Positive Effects of a Musical Atmosphere on Students

by Abby @ Quaver on August 16, 2012

in In the Quaver Classroom!,Music Education News

Atmospheres . . . They’re Not Just for the Impressionist Period Anymore!

Our good friend Claude Debussy loved to paint pictures with music. His stunning aural environments surrounded listeners, allowing them to experience the feelings of a moonlit night or a raging storm.

Music programs are also capable of creating atmospheres which nurture cooperation, collaboration, tenacity, and unity. And for students who don’t shine in academics as well as artistic pursuits, it may just be a safe haven.

But don’t take our word for it. Consider what research suggests.

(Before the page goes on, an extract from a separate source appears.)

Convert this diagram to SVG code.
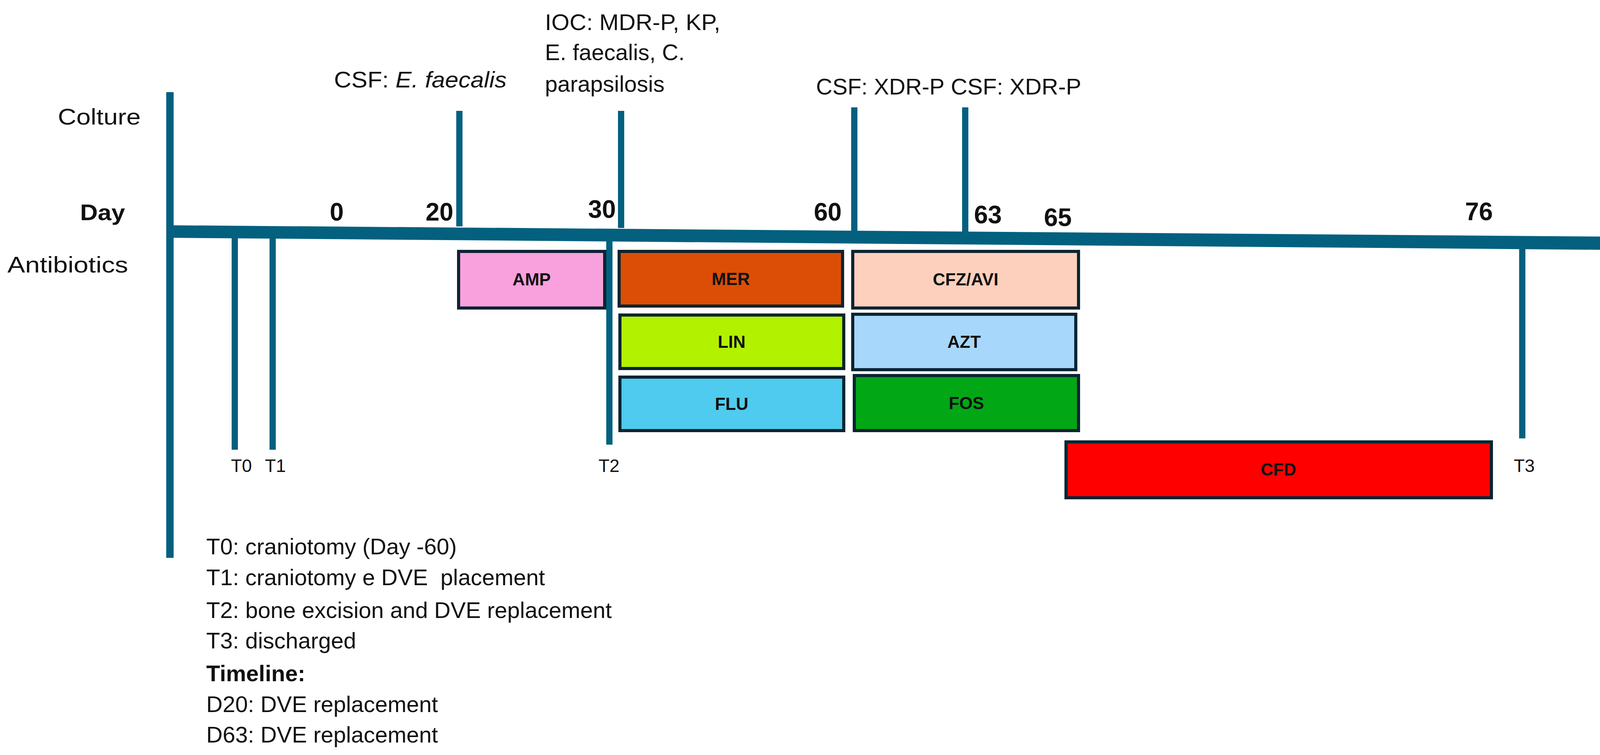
<svg xmlns="http://www.w3.org/2000/svg" width="4229" height="1934" viewBox="0 0 4229 1934">
<style>
text{font-family:"Liberation Sans",Arial,sans-serif;fill:#111}
.ln{stroke:#03607f;stroke-width:16;fill:none}
.bx{stroke:#0b2432;stroke-width:8}
.bl{font-size:44px;font-weight:bold;text-anchor:middle}
.num{font-size:64px;font-weight:bold;text-anchor:middle}
.lab{font-size:58px}
.t{font-size:46px;text-anchor:middle}
.lg{font-size:58px}
</style>
<rect width="4229" height="1934" fill="#fff"/>
<g id="connectors">
<line x1="435" y1="236" x2="435" y2="1429" stroke="#03607f" stroke-width="19"/>
<path d="M430 577 L4109 606 L4109 574 L4206 623 L4109 672 L4109 640 L430 609 Z" fill="#03607f"/>
<line class="ln" x1="1176" y1="284" x2="1176" y2="580"/>
<line class="ln" x1="1590" y1="284" x2="1590" y2="584"/>
<line class="ln" x1="2187" y1="275" x2="2187" y2="595"/>
<line class="ln" x1="2471" y1="275" x2="2471" y2="598"/>
<line class="ln" x1="601" y1="600" x2="601" y2="1152"/>
<line class="ln" x1="698" y1="600" x2="698" y2="1152"/>
<line class="ln" x1="1560" y1="600" x2="1560" y2="1139"/>
<line class="ln" x1="3897" y1="630" x2="3897" y2="1123"/>
</g>
<g id="labels">
<text class="lab" x="148" y="319" textLength="212" lengthAdjust="spacingAndGlyphs">Colture</text>
<text class="lab" x="205" y="564" font-weight="bold" textLength="115" lengthAdjust="spacingAndGlyphs">Day</text>
<text class="lab" x="19" y="698" textLength="309" lengthAdjust="spacingAndGlyphs">Antibiotics</text>
<text class="num" x="862" y="565">0</text>
<text class="num" x="1125" y="565">20</text>
<text class="num" x="1541" y="558">30</text>
<text class="num" x="2119" y="565">60</text>
<text class="num" x="2529" y="572">63</text>
<text class="num" x="2708" y="579">65</text>
<text class="num" x="3786" y="564">76</text>
<text class="lab" x="855" y="224" textLength="442" lengthAdjust="spacingAndGlyphs">CSF: <tspan font-style="italic">E. faecalis</tspan></text>
<text class="lab" x="1395" y="77" textLength="449" lengthAdjust="spacingAndGlyphs">IOC: MDR-P, KP,</text>
<text class="lab" x="1395" y="154">E. faecalis, C.</text>
<text class="lab" x="1395" y="235">parapsilosis</text>
<text class="lab" x="2089" y="242" textLength="329" lengthAdjust="spacingAndGlyphs">CSF: XDR-P</text>
<text class="lab" x="2434" y="242" textLength="334" lengthAdjust="spacingAndGlyphs">CSF: XDR-P</text>
<text class="t" x="618" y="1209">T0</text>
<text class="t" x="705" y="1209">T1</text>
<text class="t" x="1559" y="1209">T2</text>
<text class="t" x="3902" y="1209">T3</text>
</g>
<g id="AMP"><rect class="bx" x="1174" y="644" width="374" height="145" fill="#f9a1dc"/><text class="bl" x="1361" y="731">AMP</text></g>
<g id="MER"><rect class="bx" x="1585" y="644" width="572" height="140" fill="#dc4e06"/><text class="bl" x="1871" y="730">MER</text></g>
<g id="CFZAVI"><rect class="bx" x="2183" y="644" width="578" height="145" fill="#fdd0be"/><text class="bl" x="2472" y="731">CFZ/AVI</text></g>
<g id="LIN"><rect class="bx" x="1587" y="807" width="573" height="137" fill="#b2f201"/><text class="bl" x="1873" y="891">LIN</text></g>
<g id="AZT"><rect class="bx" x="2183" y="805" width="571" height="142" fill="#a7d8fc"/><text class="bl" x="2468" y="891">AZT</text></g>
<g id="FLU"><rect class="bx" x="1587" y="966" width="573" height="137" fill="#4ecbee"/><text class="bl" x="1873" y="1050">FLU</text></g>
<g id="FOS"><rect class="bx" x="2187" y="962" width="574" height="141" fill="#02a716"/><text class="bl" x="2474" y="1048">FOS</text></g>
<g id="CFD"><rect class="bx" x="2729" y="1132" width="1089" height="143" fill="#fe0000"/><text class="bl" x="3273" y="1218">CFD</text></g>
<g id="legend">
<text class="lg" x="528" y="1420">T0: craniotomy (Day -60)</text>
<text class="lg" x="528" y="1499" xml:space="preserve">T1: craniotomy e DVE  placement</text>
<text class="lg" x="528" y="1583">T2: bone excision and DVE replacement</text>
<text class="lg" x="528" y="1661">T3: discharged</text>
<text class="lg" x="528" y="1745" font-weight="bold">Timeline:</text>
<text class="lg" x="528" y="1824">D20: DVE replacement</text>
<text class="lg" x="528" y="1902">D63: DVE replacement</text>
</g>
</svg>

Positive Effects of Music Class

In a one-year study published in Psychology of Music (4/13/12) elementary school children who participated in interactive musical games showed:

“higher emotional empathy scores after the study than before and higher scores than the control group.”

Similarly, researcher Eric Jensen found that students who participate in music offerings at school:

  • connect to each other better
  • achieve greater camaraderie
  • engage in fewer fights
  • exhibit less racism
  • and register a reduced use of hurtful sarcasm

In a 2005 report called Critical Evidence, The Arts Education Partnership and the National Assemble of State Arts Agencies found that participation in the arts (including music) played “a key role in developing social competencies among educationally or economically disadvantaged youth who are at the greatest risk of dropping out.” It was also cited for its value in developing self-confidence and self-control, conflict resolution, empathy, and social tolerance.

What a joy to know that impact of your music instruction reaches far beyond your classroom.